Posiadanie samochodu w firmie jest dla wielu przedsiębiorców niezbędne. Spotkania z klientami, wyjazdy służbowe, wizyty w urzędach – wszędzie trzeba dojechać. Owszem, można zrobić to prywatnym samochodem, ale jeśli jest możliwość pozyskania środków na zakup służbowego Porsche Cayenne to dlaczego z niej nie skorzystać? Nie dość, że będziemy mieć w firmie luksusowy samochód, to jeszcze będziemy mogli odliczyć sobie wszelkie koszty z nim związane, co pozwoli zaoszczędzić sporą sumę pieniędzy. Jedną z form finansowania bardzo często wykorzystywaną przez większe i mniejsze przedsiębiorstwa jest leasing. Posiada on wiele zalet, a jedną z nich z pewnością jest możliwość skorzystania z dotacji unijnej. Czy jednak takie rozwiązanie jest opłacalne dla wszystkich? Zastanowimy się nad tym w poniższym artykule.
Rozważ wszystkie za i przeciw
Chcąc skorzystać z leasingu i możliwości jego refundacji z Unii Europejskiej, powinieneś rozważyć wszystkie za i przeciw. Dla wielu dużą przeszkodą, której nie są w stanie przeskoczyć jest obowiązek posiadania samochodu, który został zrefundowany dzięki dotacji UE przez określony czas – duże firmy muszą posiadać auto przez 5 lat, zaś mniejsze przedsiębiorstwa przez 3 lata.

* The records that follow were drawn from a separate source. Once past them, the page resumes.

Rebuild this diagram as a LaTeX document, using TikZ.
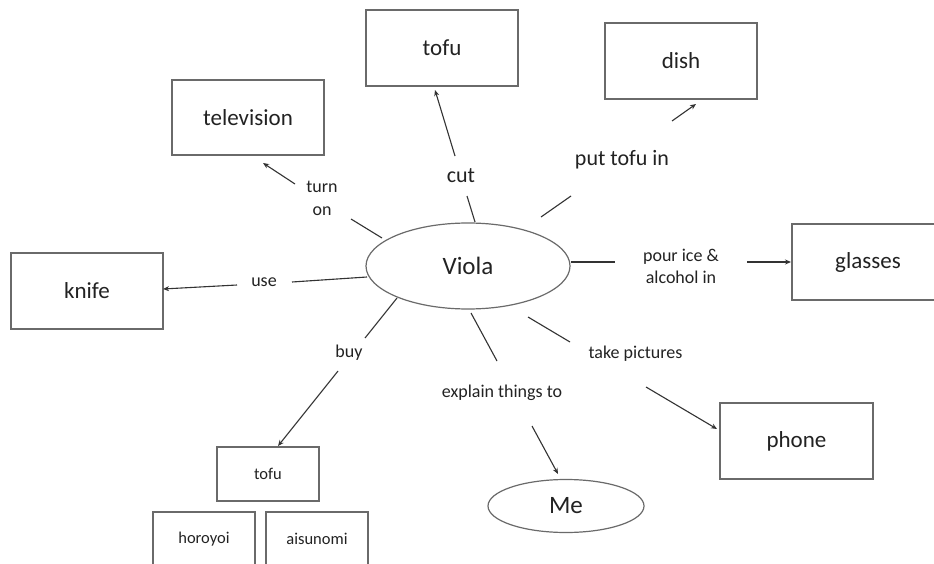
\documentclass[tikz,border=0pt]{standalone}
\usepackage{fontspec}
\setmainfont{Carlito}
\usetikzlibrary{arrows.meta}
\definecolor{boxline}{HTML}{6A6A6A}
\definecolor{conn}{HTML}{333333}
\definecolor{txt}{HTML}{222222}
\tikzset{
  box/.style={draw=boxline, line width=1.2pt, minimum width=152pt, minimum height=76pt,
    inner sep=0pt, text=txt, font=\fontsize{23}{27}\selectfont},
  smallbox/.style={box, minimum width=102pt, minimum height=54pt, font=\fontsize{16.5}{20}\selectfont},
  oval/.style={draw=boxline, line width=1.2pt, ellipse, inner sep=0pt, text=txt,
    font=\fontsize{25}{30}\selectfont},
  lbl/.style={text=txt, inner sep=0pt, align=center, font=\fontsize{18}{23}\selectfont},
  biglbl/.style={lbl, font=\fontsize{22}{26}\selectfont},
  link/.style={draw=conn, line width=1.1pt},
  arr/.style={link, -{Stealth[length=6pt,width=5pt]}}
}
\usetikzlibrary{shapes.geometric}
\begin{document}
\begin{tikzpicture}[x=1pt, y=-1pt]
\useasboundingbox (0,0) rectangle (934,564);
\clip (0,0) rectangle (934,564);
\fill[white] (0,0) rectangle (934,564);

% central person and the listener
\node[oval, minimum width=204pt, minimum height=86pt] (viola) at (468,266) {Viola};
\node[oval, minimum width=156pt, minimum height=53pt] (me) at (566,506) {Me};

% objects
\node[box] (tofu) at (442,48) {tofu};
\node[box, minimum height=75pt] (tv) at (248,117.5) {television};
\node[box] (dish) at (681,61) {dish};
\node[box] (knife) at (87,291) {knife};
\node[box] (glasses) at (868,262) {glasses};
\node[box, minimum width=153pt] (phone) at (796.5,441) {phone};

% shopping list
\node[smallbox] (tofu2) at (268,474) {tofu};
\node[smallbox] (horoyoi) at (204,539) {horoyoi};
\node[smallbox] (aisunomi) at (317,539) {aisunomi};

% relation labels
\node[biglbl] (lcut) at (461,176) {cut};
\node[lbl] (lturn) at (322,198) {turn\\on};
\node[lbl] (luse) at (264,282) {use};
\node[biglbl] (lput) at (622,160) {put tofu in};
\node[lbl, font=\fontsize{18}{22}\selectfont] (lpour) at (681,266) {pour ice \&\\alcohol in};
\node[lbl] (lpict) at (635.5,354) {take pictures};
\node[lbl] (lexp) at (502,393) {explain things to};
\node[lbl] (lbuy) at (349,353) {buy};

% connectors: Viola -> label -> object
\draw[link] ([shift={(7,-44)}]viola.center) -- ([shift={(6,20)}]lcut.center);
\draw[arr] ([shift={(-6,-20)}]lcut.center) -- ([shift={(-7,42)}]tofu.center);

\draw[link] ([shift={(-86,-28)}]viola.center) -- ([shift={(29,21)}]lturn.center);
\draw[arr] ([shift={(-27,-14)}]lturn.center) -- ([shift={(15,45.5)}]tv.center);

\draw[link] ([shift={(-101,11)}]viola.center) -- ([shift={(28,0)}]luse.center);
\draw[arr] ([shift={(-27,3)}]luse.center) -- ([shift={(76,-2)}]knife.center);

\draw[link] ([shift={(73,-49)}]viola.center) -- ([shift={(-51,36)}]lput.center);
\draw[arr] ([shift={(50,-39)}]lput.center) -- ([shift={(15,43)}]dish.center);

\draw[link] ([shift={(103,-4)}]viola.center) -- ([shift={(-66,-4)}]lpour.center);
\draw[arr] ([shift={(66,-4)}]lpour.center) -- ([shift={(-77,0)}]glasses.center);

\draw[link] ([shift={(60,51)}]viola.center) -- ([shift={(-65.5,-12)}]lpict.center);
\draw[arr] ([shift={(10.5,33)}]lpict.center) -- ([shift={(-79.5,-12)}]phone.center);

\draw[link] ([shift={(3,47)}]viola.center) -- ([shift={(-5,-32)}]lexp.center);
\draw[arr] ([shift={(30,33)}]lexp.center) -- ([shift={(-8,-32)}]me.center);

\draw[link] ([shift={(-71,32)}]viola.center) -- ([shift={(16,-15)}]lbuy.center);
\draw[arr] ([shift={(-11,18)}]lbuy.center) -- ([shift={(10,-28)}]tofu2.center);
\end{tikzpicture}
\end{document}
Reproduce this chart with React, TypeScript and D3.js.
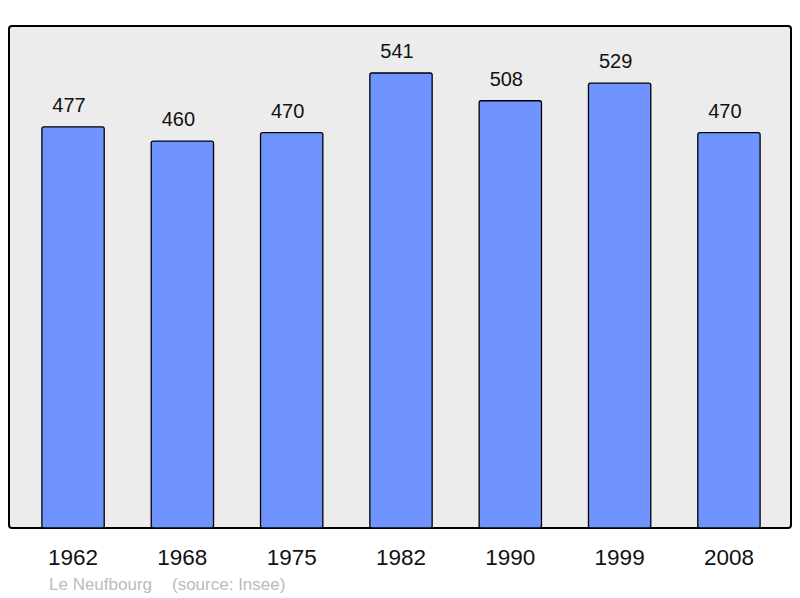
import React from 'react'
import * as d3 from 'd3'

const years = ['1962', '1968', '1975', '1982', '1990', '1999', '2008']
const population = [477, 460, 470, 541, 508, 529, 470]
const place = 'Le Neufbourg'
const source = '(source: Insee)'

const width = 800
const height = 598
const panel = { left: 9, top: 26, right: 791, bottom: 528 }

export default function App() {
  const xScale = d3.scaleBand()
    .domain(years)
    .range([18.4, 783.6])
    .paddingInner(0.43)
    .paddingOuter(0.215)

  const yScale = d3.scaleLinear()
    .domain([0, d3.max(population) as number])
    .range([panel.bottom, 73])

  const font = '"Liberation Sans", Arial, sans-serif'

  return (
    <svg width={width} height={height}
      style={{ position: 'absolute', left: 0, top: 0, fontFamily: font }}>
      <rect x={panel.left} y={panel.top}
        width={panel.right - panel.left} height={panel.bottom - panel.top}
        rx={3} fill="#ececec" stroke="black" strokeWidth={2} />
      {
        years.map((yr, i) => (
          <g key={yr}>
            <rect
              x={xScale(yr)}
              y={yScale(population[i])}
              width={xScale.bandwidth()}
              height={panel.bottom - yScale(population[i])}
              rx={2}
              fill="#7094ff"
              stroke="black"
              strokeWidth={1.3}
            />
            <text
              x={(xScale(yr) as number) + xScale.bandwidth() / 2 - 4}
              y={yScale(population[i]) - 15}
              textAnchor="middle"
              fontSize={20}
              fill="#111"
            >{population[i]}</text>
            <text
              x={(xScale(yr) as number) + xScale.bandwidth() / 2}
              y={565}
              textAnchor="middle"
              fontSize={22.5}
              fill="#111"
            >{yr}</text>
          </g>
        ))
      }
      <text x={49} y={590} fontSize={17} fill="#bbbbbb">{place}</text>
      <text x={172} y={590} fontSize={17} fill="#bbbbbb">{source}</text>
    </svg>
  )
}
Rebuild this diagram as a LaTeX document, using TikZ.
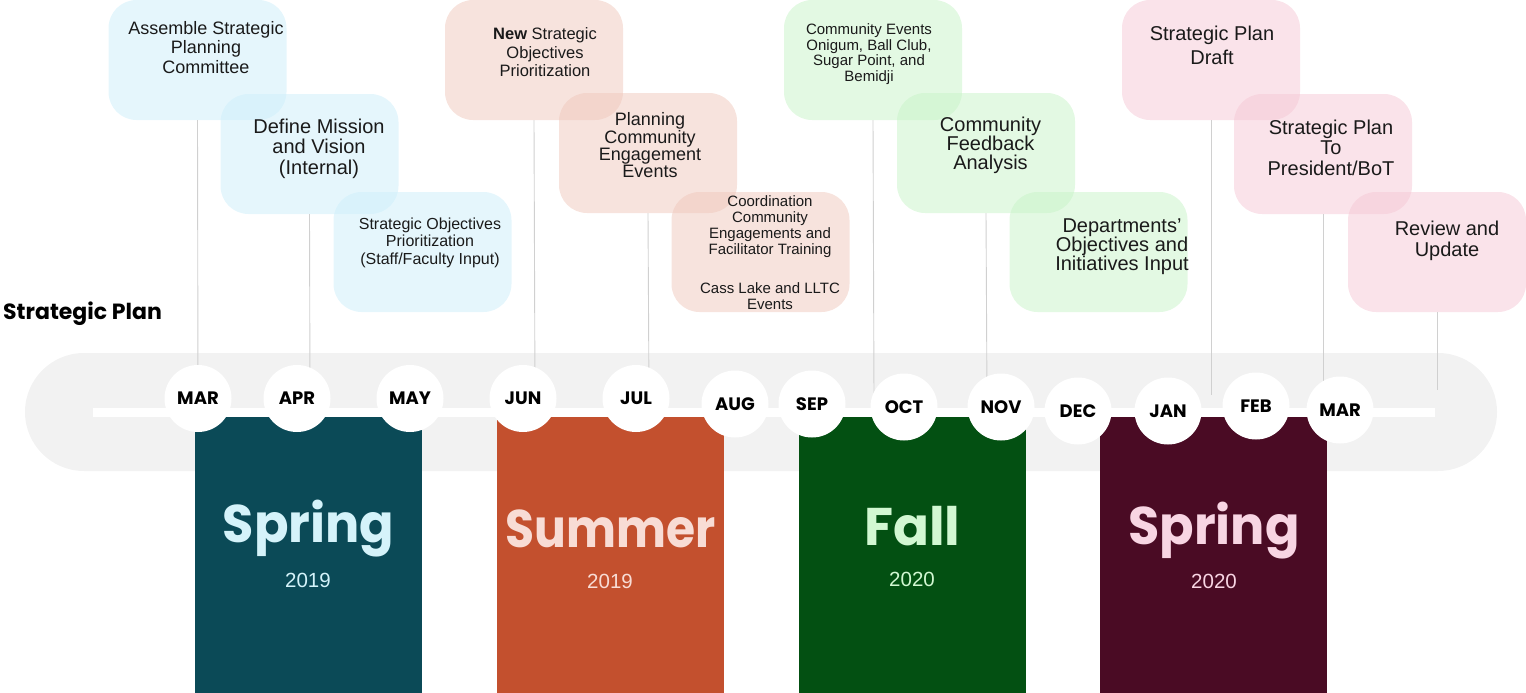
\documentclass[tikz,border=0pt]{standalone}
\usepackage{graphicx}
\usepackage{fontspec}
\setmainfont{Liberation Sans}
\newfontfamily\gothic{Poppins}
\definecolor{band}{RGB}{242,242,242}
\definecolor{lead}{RGB}{208,208,208}
\definecolor{txt}{RGB}{26,26,26}
\definecolor{bluefill}{RGB}{204,238,250}
\definecolor{orangefill}{RGB}{239,199,187}
\definecolor{greenfill}{RGB}{199,243,199}
\definecolor{pinkfill}{RGB}{245,199,213}
\definecolor{springA}{RGB}{11,74,87}
\definecolor{summerC}{RGB}{195,80,46}
\definecolor{fallC}{RGB}{3,80,18}
\definecolor{springB}{RGB}{74,11,36}
\definecolor{springAt}{RGB}{213,243,250}
\definecolor{summerCt}{RGB}{248,220,213}
\definecolor{fallCt}{RGB}{210,248,210}
\definecolor{springBt}{RGB}{248,213,227}
\tikzset{
  box/.style={rounded corners=28pt, minimum width=178pt, minimum height=120pt, inner sep=0pt, fill opacity=0.5},
  boxtext/.style={align=center, inner sep=0pt, text=txt},
  leader/.style={draw=lead, line width=0.9pt},
  month/.style={circle, fill=white, minimum size=67pt, inner sep=0pt, font=\gothic\bfseries\fontsize{18pt}{20pt}\selectfont, text=black},
  season/.style={inner sep=0pt, anchor=base, font=\gothic\bfseries\fontsize{53pt}{60pt}\selectfont},
  year/.style={inner sep=0pt, anchor=base, font=\fontsize{20.5pt}{22pt}\selectfont},
  block/.style={inner sep=0pt, minimum width=227pt, minimum height=276pt, anchor=north west}
}
\begin{document}
\begin{tikzpicture}[x=1pt,y=-1pt]
\useasboundingbox (0,0) rectangle (1526,693);
% band and white line
\fill[band, rounded corners=59pt] (25,353) rectangle (1497,471);
\fill[white] (93,408) rectangle (1435,417);
% season blocks
\node[block, fill=springA] (sA) at (195,417) {};
\node[block, fill=summerC] (sS) at (497,417) {};
\node[block, fill=fallC] (sF) at (799,417) {};
\node[block, fill=springB] (sB) at (1100,417) {};
% boxes
\node[box, fill=bluefill] (b1) at (197.5,60) {};
\node[box, fill=bluefill] (b2) at (309.5,154) {};
\node[box, fill=bluefill] (b3) at (422.5,252) {};
\node[box, fill=orangefill] (o1) at (534,60) {};
\node[box, fill=orangefill] (o2) at (648,153) {};
\node[box, fill=orangefill] (o3) at (760.5,252) {};
\node[box, fill=greenfill] (g1) at (873,60) {};
\node[box, fill=greenfill] (g2) at (986,153) {};
\node[box, fill=greenfill] (g3) at (1098.5,252) {};
\node[box, fill=pinkfill] (p1) at (1211,60) {};
\node[box, fill=pinkfill] (p2) at (1323,154) {};
\node[box, fill=pinkfill] (p3) at (1437,252) {};
% leader ends
\coordinate (e1) at (198,398);
\coordinate (e2) at (310,398);
\coordinate (e3) at (535,398);
\coordinate (e4) at (649,398);
\coordinate (e5) at (874,400);
\coordinate (e6) at (987,400);
\coordinate (e7) at (1211,395);
\coordinate (e8) at (1323,395);
\coordinate (e9) at (1437,390);
\draw[leader] (b1.south) -- (e1);
\draw[leader] (b2.south) -- (e2);
\draw[leader] (o1.south) -- (e3);
\draw[leader] (o2.south) -- (e4);
\draw[leader] (g1.south) -- (e5);
\draw[leader] (g2.south) -- (e6);
\draw[leader] (p1.south) -- (e7);
\draw[leader] (p2.south) -- (e8);
\draw[leader] (p3.south) -- (e9);
% months
\node[month] (m1) at (198,398.5) {MAR};
\node[month] (m2) at (297,398.5) {APR};
\node[month] (m3) at (410,398.5) {MAY};
\node[month] (m4) at (523,398.5) {JUN};
\node[month] (m5) at (636,398.5) {JUL};
\node[month] (m6) at (735,404) {AUG};
\node[month] (m7) at (812,404) {SEP};
\node[month] (m8) at (904,407) {OCT};
\node[month] (m9) at (1001,407) {NOV};
\node[month] (m10) at (1078,411) {DEC};
\node[month] (m11) at (1168,411) {JAN};
\node[month] (m12) at (1256,406) {FEB};
\node[month] (m13) at (1340,410) {MAR};
% box texts
\node[boxtext, font=\fontsize{18pt}{19.5pt}\selectfont] (tb1) at (206,47.5) {Assemble Strategic\\Planning\\Committee};
\node[boxtext, font=\fontsize{20pt}{20.5pt}\selectfont] (tb2) at (319,148.5) {Define Mission\\and Vision\\(Internal)};
\node[boxtext, font=\fontsize{16pt}{17.5pt}\selectfont] (tb3) at (430,242.5) {Strategic Objectives\\Prioritization\\(Staff/Faculty Input)};
\node[boxtext, font=\fontsize{16.5pt}{18.5pt}\selectfont] (to1) at (545,52.5) {\textbf{New} Strategic\\Objectives\\Prioritization};
\node[boxtext, font=\fontsize{18pt}{15pt}\selectfont] (to2) at (650,145.5) {Planning\\Community\\Engagement\\Events};
\node[boxtext, font=\fontsize{15pt}{16pt}\selectfont] (to3) at (770,253) {Coordination\\Community\\Engagements and\\Facilitator Training\\[23pt]Cass Lake and LLTC\\Events};
\node[boxtext, font=\fontsize{15pt}{15.5pt}\selectfont] (tg1) at (869,54) {Community Events\\Onigum, Ball Club,\\Sugar Point, and\\Bemidji};
\node[boxtext, font=\fontsize{20pt}{18.5pt}\selectfont] (tg2) at (990.5,145) {Community\\Feedback\\Analysis};
\node[boxtext, font=\fontsize{20pt}{19pt}\selectfont] (tg3) at (1122,247) {Departments'\\Objectives and\\Initiatives Input};
\node[boxtext, font=\fontsize{20pt}{24pt}\selectfont] (tp1) at (1212,45) {Strategic Plan\\Draft};
\node[boxtext, font=\fontsize{20pt}{20.5pt}\selectfont] (tp2) at (1331,147.5) {Strategic Plan\\To\\President/BoT};
\node[boxtext, font=\fontsize{20pt}{21pt}\selectfont] (tp3) at (1447,240.5) {Review and\\Update};
% title
\node[inner sep=0pt, anchor=base west, font=\gothic\bfseries\fontsize{22pt}{24pt}\selectfont, text=black] (title) at (3,319) {Strategic Plan};
% season texts
\node[season, text=springAt] (nA) at (308.5,542) {\scalebox{0.96}[1]{Spring}};
\node[year, text=springAt] (yA) at (308,587) {2019};
\node[season, text=summerCt] (nS) at (610.5,547) {\scalebox{0.89}[1]{Summer}};
\node[year, text=summerCt] (yS) at (610,588) {2019};
\node[season, text=fallCt] (nF) at (912.5,545) {Fall};
\node[year, text=fallCt] (yF) at (912,586) {2020};
\node[season, text=springBt] (nB) at (1214,544) {\scalebox{0.96}[1]{Spring}};
\node[year, text=springBt] (yB) at (1214,588) {2020};
\end{tikzpicture}
\end{document}
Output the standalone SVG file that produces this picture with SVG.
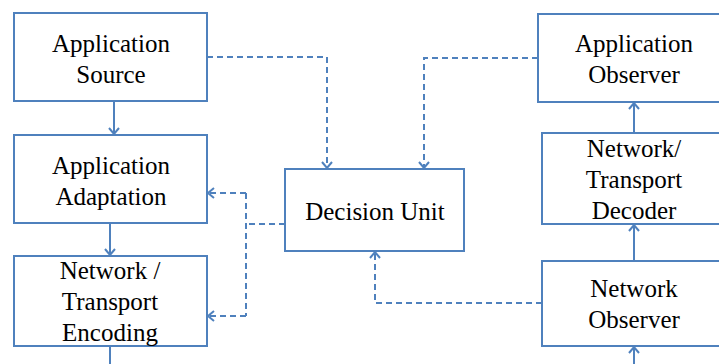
<svg xmlns="http://www.w3.org/2000/svg" width="719" height="364" viewBox="0 0 719 364">
<style>
.box{fill:#fff;stroke:#4f81bd;stroke-width:2}
.c{fill:none;stroke:#4f81bd;stroke-width:2}
.d{stroke-dasharray:6,4}
</style>
<defs>
<marker id="a" markerUnits="userSpaceOnUse" markerWidth="12" markerHeight="12" viewBox="0 0 12 12" refX="10" refY="6" orient="auto">
<path d="M4,1 L10,6 L4,11" fill="none" stroke="#4f81bd" stroke-width="2"/>
</marker>
</defs>
<rect width="719" height="364" fill="#fff"/>
<g id="connectors">
<path class="c" d="M114,101 V134" marker-end="url(#a)"/>
<path class="c" d="M110,223 V255" marker-end="url(#a)"/>
<path class="c" d="M110,346 V364"/>
<path class="c" d="M634,133 V103" marker-end="url(#a)"/>
<path class="c" d="M634,261 V225" marker-end="url(#a)"/>
<path class="c" d="M634,364 V347" marker-end="url(#a)"/>
<path class="c d" d="M207,57 H327 V168" marker-end="url(#a)"/>
<path class="c d" d="M538,58 H424 V168" marker-end="url(#a)"/>
<path class="c d" d="M285,224 H246"/>
<path class="c d" d="M246,193 V316"/>
<path class="c d" d="M246,193 H208" marker-end="url(#a)"/>
<path class="c d" d="M246,316 H208" marker-end="url(#a)"/>
<path class="c d" d="M542,303 H375 V252" marker-end="url(#a)"/>
</g>
<g id="app-source">
<rect class="box" x="14" y="13" width="193" height="88"/>
<text x="111" y="52" style="font-family:'Liberation Serif';font-size:25px;text-anchor:middle">Application</text>
<text x="111" y="83" style="font-family:'Liberation Serif';font-size:25px;text-anchor:middle">Source</text>
</g>
<g id="app-adaptation">
<rect class="box" x="14" y="135" width="193" height="88"/>
<text x="111" y="174" style="font-family:'Liberation Serif';font-size:25px;text-anchor:middle">Application</text>
<text x="111" y="205" style="font-family:'Liberation Serif';font-size:25px;text-anchor:middle">Adaptation</text>
</g>
<g id="nt-encoding">
<rect class="box" x="14" y="256" width="193" height="90"/>
<text x="110" y="279" style="font-family:'Liberation Serif';font-size:25px;text-anchor:middle">Network /</text>
<text x="110" y="310" style="font-family:'Liberation Serif';font-size:25px;text-anchor:middle">Transport</text>
<text x="110" y="341" style="font-family:'Liberation Serif';font-size:25px;text-anchor:middle">Encoding</text>
</g>
<g id="decision-unit">
<rect class="box" x="285" y="169" width="179" height="82"/>
<text x="375" y="220" style="font-family:'Liberation Serif';font-size:25px;text-anchor:middle">Decision Unit</text>
</g>
<g id="app-observer">
<rect class="box" x="538" y="14" width="200" height="88"/>
<text x="634" y="52" style="font-family:'Liberation Serif';font-size:25px;text-anchor:middle">Application</text>
<text x="634" y="83" style="font-family:'Liberation Serif';font-size:25px;text-anchor:middle">Observer</text>
</g>
<g id="nt-decoder">
<rect class="box" x="542" y="133" width="200" height="91"/>
<text x="634" y="157" style="font-family:'Liberation Serif';font-size:25px;text-anchor:middle">Network/</text>
<text x="634" y="188" style="font-family:'Liberation Serif';font-size:25px;text-anchor:middle">Transport</text>
<text x="634" y="219" style="font-family:'Liberation Serif';font-size:25px;text-anchor:middle">Decoder</text>
</g>
<g id="network-observer">
<rect class="box" x="542" y="261" width="200" height="85"/>
<text x="634" y="297" style="font-family:'Liberation Serif';font-size:25px;text-anchor:middle">Network</text>
<text x="634" y="328" style="font-family:'Liberation Serif';font-size:25px;text-anchor:middle">Observer</text>
</g>
</svg>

Jednak nie tylko to powinno brać się pod uwagę. Rozważając skorzystanie z dotacji, należy mieć również na uwadze, że nie wszystkie koszty leasingu są brane pod uwagę, jeśli chodzi o koszty kwalifikowane. Może okazać się zatem, że to, co chcieliście zawrzeć, jako koszt do zwrotu, nie zostanie uwzględnione. W skład takich opłat wchodzą z pewnością wysokie: marża, prowizja czy standardowe, dodatkowe opłaty, które mogą pobrać od leasingobiorców firmy leasingowe. Warto mieć również na uwadze, że kosztem, który nie zostanie uznany, jako kwalifikowany jest również podatek VAT oraz ubezpieczenie. Jeśli liczyłeś na ich zwrot przez Unię Europejską, przepraszamy, że Cię rozczarowaliśmy.